24 Extra-tropical cyclone activity changes over the 20th Century

Tuesday, 19 July 2011
Salon B (Asheville Renaissance)
Scott Applequist, NOAA/NESDIS/NCDC, Asheville, NC; and D. R. Easterling, K. E. Kunkel, and G. P. Compo

Extratropical cyclones (ETCs) are major producers of mid and high latitude weather, particularly during the colder times of the year, and are responsible for many types of extreme weather, including intense wind, precipitation, and snow storms. A major uncertainty in climate change is how ETCs have changed both globally and regionally over the past 100+ years. Understanding the character and causes of past changes provides important insights into possible future changes. Here we document some significant shifts in the spatial distribution and frequency of ETCs during the late 19th, 20th, and early 21st Centuries in the Northern Hemisphere, based on the newly available 20th Century Reanalysis.

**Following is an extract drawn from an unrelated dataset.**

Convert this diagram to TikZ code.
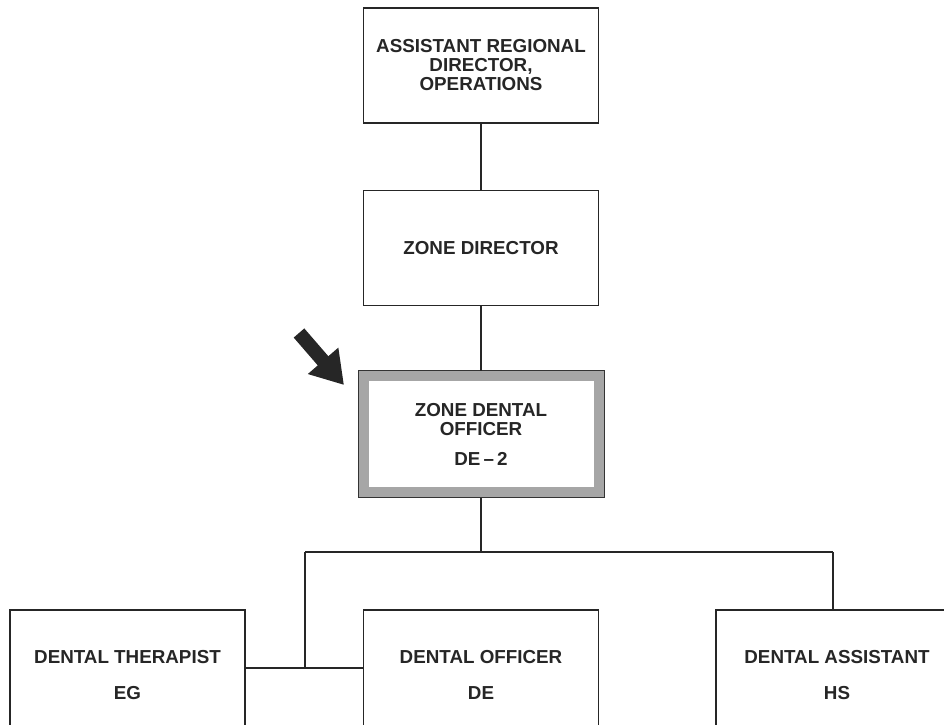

Most importantly, trends in ETC activity computed over more than 100 years are in some cases opposite in sign to those computed since 1950. The ratio of the number of high latitude to mid latitude ETCs was much higher in the late 19th/early 20th Centuries. On the surface, this implies a shift in the mean track of ETCs to the south during the latter two-thirds of the 20th Century. These shifts indicate a need to rethink probable weather patterns in a climate change scenario.